Sekuru Adonia Mberikwazvo (71) decried that today’s boys were rushing into marriage before they were fully prepared to handle the home.
“In our Shona way of life, all boys would be taken by our grandfathers to the dare, especially in the evening because we were not allowed to be near where women were preparing meals,” he said. “At the dare, you were expected to bring even mice and were taught fatherly roles like trapping animals, farming and even roofing houses so that you can be able to run your home in the future.”
Sekuru Mberikwazvo expressed worry at the way today’s boys were running issues concerning courtship, wishing they could take a leaf from what transpired in the olden days.
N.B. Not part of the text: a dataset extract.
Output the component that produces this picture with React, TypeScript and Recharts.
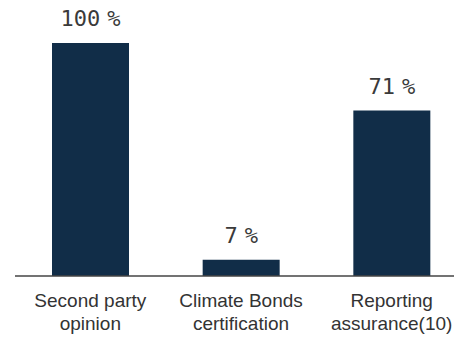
import { Bar, BarChart, LabelList, XAxis, YAxis } from "recharts";

const categories = ["Second party\nopinion", "Climate Bonds\ncertification", "Reporting\nassurance(10)"];
const shares = [100, 7, 71];

const data = categories.map((name, i) => ({ name, value: shares[i] }));

function CategoryTick({ x, y, payload }: any) {
  const lines = String(payload.value).split("\n");
  return (
    <text
      x={x}
      y={y}
      textAnchor="middle"
      fill="#333"
      fontFamily="'Liberation Sans', Arial, sans-serif"
      fontSize={19}
    >
      {lines.map((line, i) => (
        <tspan key={i} x={x} dy={23}>
          {line}
        </tspan>
      ))}
    </text>
  );
}

function PercentLabel({ x, y, width, value }: any) {
  return (
    <text
      x={x + width / 2}
      y={y - 17}
      textAnchor="middle"
      fill="#3a3a3a"
      fontFamily="'DejaVu Sans Mono', monospace"
      fontSize={22}
    >
      {value}
      <tspan dx={7}>%</tspan>
    </text>
  );
}

export default function App() {
  return (
    <div style={{ width: 467, height: 337, margin: "-8px 0 0 -8px" }}>
      <BarChart
        width={467}
        height={337}
        data={data}
        margin={{ top: 43, right: 0, bottom: 0, left: 15 }}
      >
        <YAxis hide domain={[0, 100]} />
        <XAxis
          dataKey="name"
          height={61}
          axisLine={{ stroke: "#444", strokeWidth: 1.5 }}
          tickLine={false}
          tick={<CategoryTick />}
          interval={0}
        />
        <Bar dataKey="value" fill="#112d48" barSize={77} isAnimationActive={false}>
          <LabelList dataKey="value" content={<PercentLabel />} />
        </Bar>
      </BarChart>
    </div>
  );
}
“As boys, we were warned against rushing after girls,” he said. “If there is someone you loved, you would have to go through elders like their aunt who would arrange her for you, not nowadays when people just meet in buses and kombis and the next thing you hear they have agreed to stay with each other.
“There was a go-between called gwevedzi. Until matters were sorted, you would not meet each other. There was nothing like going out together. You would only be considered a grown up man capable of getting married after assessing how you use your hands to weed, roof houses, making hoe handles so that you would use the skills in your home. Nowadays we are looking after grandchildren when we are still raising their parents and this was not the case in the olden days.”
Commenting on the worrying surge in teen pregnancies, Gogo Loice Nheme (75) said in her time, there were mechanisms that were put in place to ensure boys and girls did not meet alone.
“When we were young and growing up, we were advised to bring home any boy who was courting us so that he could be seen by aunties or elder sisters,” she said. “We would exchange garments and these were kept by the aunt.
“When walking, we were not allowed to be held on the shoulders by a boy or even a breast. Even the one who loved you, would come home but you would just accompany him as far as the gate and go back home.
“This was done to prevent instances where you would be forced to have sex and end up falling pregnant. You had to listen to advice from the aunts or grandmothers.”
Among those interviewed was Ambuya Jonhi Muchanyara (97) who encouraged young boys and girls to observe chastity.
She said it took her husband two years proposing love to her and they never had sex before marriage.
She said her grandmother would inspect her at the river for purity unlike these days when boys would propose love to girls and bed them the same day.
Gogo Jonhi was full of praises for the First Lady’s initiative which she said had come at the appropriate time.
In her address towards the end of the proceedings, the First Lady said she was on a mission to ensure children grew up morally upright.
“I have come today as a mother so that we start reverting to the teachings of yesteryear which we received as we grew up so that our children grow up in the right track,” she said. “This is not my responsibility alone. As the community you are already in this programme of teaching children and moulding them.
“I, therefore, urge chiefs, their spouses, aunties, grandmothers, religious groups, pastors, bishops and their spouses to come on board so that we work together and take remedial action. Let’s put our heads together. All parents we know the boys and girls we are targeting.
“Let’s unite and counsel our children in the homes. These teachings we have had today must not end here. They must reach far and wide so that our children grow in the right path.”
The mother of the nation said she was encouraged by the promise she got from children that they would reform and leave wayward behaviour.
Chief Nhema described the First Lady’s programme as an eye-opener and pledged to carry it forward. He said he would start operation nhanga/gota/ixiba in his community.
His son Enoch recited a poem explaining the origins of nhanga/gota/ixiba and its importance.
Minister Chadzamira thanked the First Lady for the programme, saying it came at the right time because most children had lost morals.
Amai Mnangagwa donated food hampers and toiletries to the children who attended the programme and also gave rice and fertilizer to the Chiefs and their spouses.